# Can Anyone Tell me About Desta



## aberger65 (Dec 10, 2017)

Hi Everyone -

I received as a gift a Desta 17 Jewel Ultra Flat 14K gold watch incabloc. On the back it's engraved with 14k 0.585 and then a 24 to the side. First, I am trying to find out information about Desta as I have never heard of the brand, and secondly trying to figure out how much its worth. Greatly appreciate any help.


----------



## mel (Dec 6, 2006)

Thine friend be Google!

Google on Desta and also on Tressa watches for more information - - that's what the rest of us do -- and then do follow on research on what you find. Took me all of 7 seconds to find a Desta/Tressa connection.

I despair :tumbleweed:


----------



## Chromejob (Jul 28, 2006)

Welcome, Internet traveler. … What Mel kindly omitted is that we do not do valuations on this forum. We might be able go guide you to more information about your watch, but not without some well done macro photos properly inserted into the post (try Imgur or Flickr for easy photo hosting and one-click solutions to copy & paste BBcode image links).


----------



## Always"watching" (Sep 21, 2013)

I do agree with you there, Mel, on some occasions. However, (although I am an inveterate internet researcher on watches myself) I must stand up for a certain amount of "laziness" on the part of those people who ask for advice here that, admittedly, could be found online. Firstly, as a watch forum, we do place ourselves in a position of being first call for those interested enough to ask watch questions, and I do think that members can be forgiven for posting these queries. Secondly, fascinating threads can occur on the forum subsequent to relatively simple questions being asked in a thread-head, and this greatly adds to the liveliness of the Forum. Thirdly, when one is used to looking up relatively specialist subjects online it may seem odd or lazy that everyone doesn't just do the same. However, not everyone is as quick or thorough as those of us who use the internet all the time for garnering information on watches. It has been said on this Forum from time to time that everything can now be found online, so why bother to have articles written here such as my own modest efforts. The point is that getting a few relevant facts from the internet is obviously a quick way to answer a relatively simple question; what this belies is the amount of work it actually takes to tackle a complex subject or a complete history of, say, a watch company. Such work includes tackling the serious problem of sources that conflict with each other in the information they provide, as well as the use of resources that lie outside the internet. And believe me, the internet is not the only source material one may be required to use in compiling a fully researched topic.


----------



## dobra (Aug 20, 2009)

What you forget, AW is that you search nooks and crannies of the net, which we probably miss either through oversight or rushing. Just for a comparison; if I wrote a profile of, say, Braun watches and compared it with yours, mine would probably be only one third in length ? Nuff sed

mike


----------



## aberger65 (Dec 10, 2017)

To those who rudely responded and think I'm an idiot. Of course I looked on Google and of course I saw Tressa, but maybe if you read what it said you would want more information as well. I expected more civility.
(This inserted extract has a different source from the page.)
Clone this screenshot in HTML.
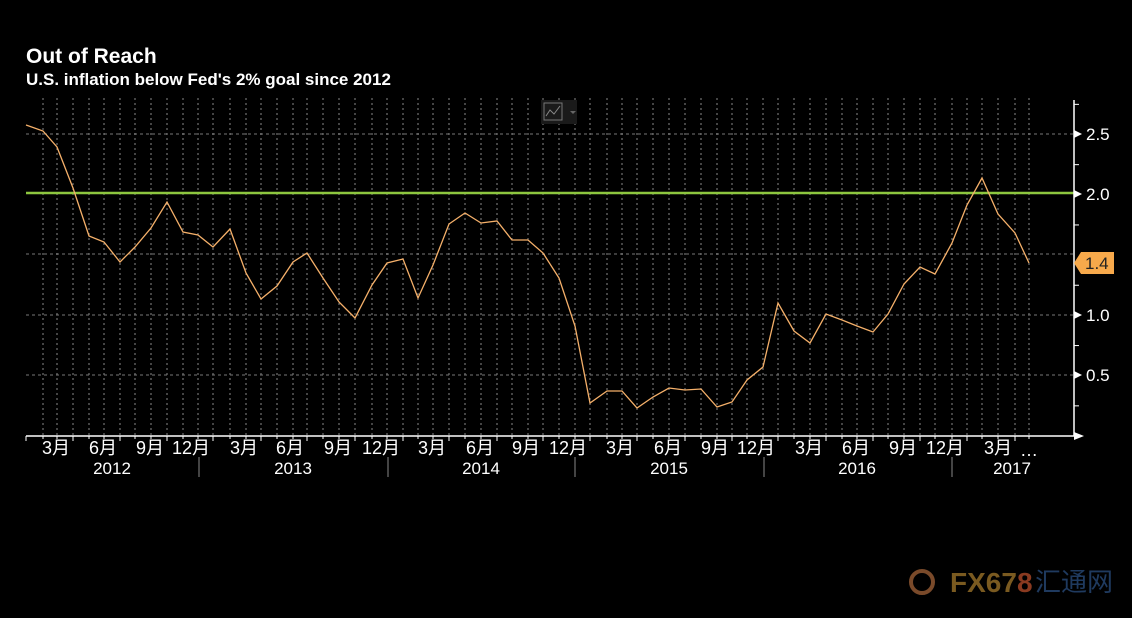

Thanks for nothing and its the last time I'll be posting here. not that any of you care or give damn Keep being stuck up


----------



## Davey P (Sep 9, 2010)

Shortest.... membership... ever.... :laughing2dw:


----------



## Rotundus (May 7, 2012)

was anyone rude ? did anyone call him/her an idiot ?

did someone go off in a huff just for not being given a free valuation ?

don't let the door hit you on the arse on your way out pal :thumbsup:


----------



## Slim2500 (Jul 10, 2016)

Just in case he pops back , Tressa and Desta and basically the same company ceased production of watches in the mid 1980's due to the quartz revolution Tressa started out as a French watch company later adding the Desta brand as an export model to some other countries

i own both










as for prices Tressa hold there value more than Desta depending on which model and movement


----------



## Chromejob (Jul 28, 2006)

And this would be why I'm usually so gruff with people who pop in for an immediate research paper and appraisal on some watch. Oh, waaah, I wanted information and you're all so stuck up and unwilling to perform work for me without so much as a Hi and hullo and introduction.

I suppose the axiom "You reap what you sow" has been forgotten.


----------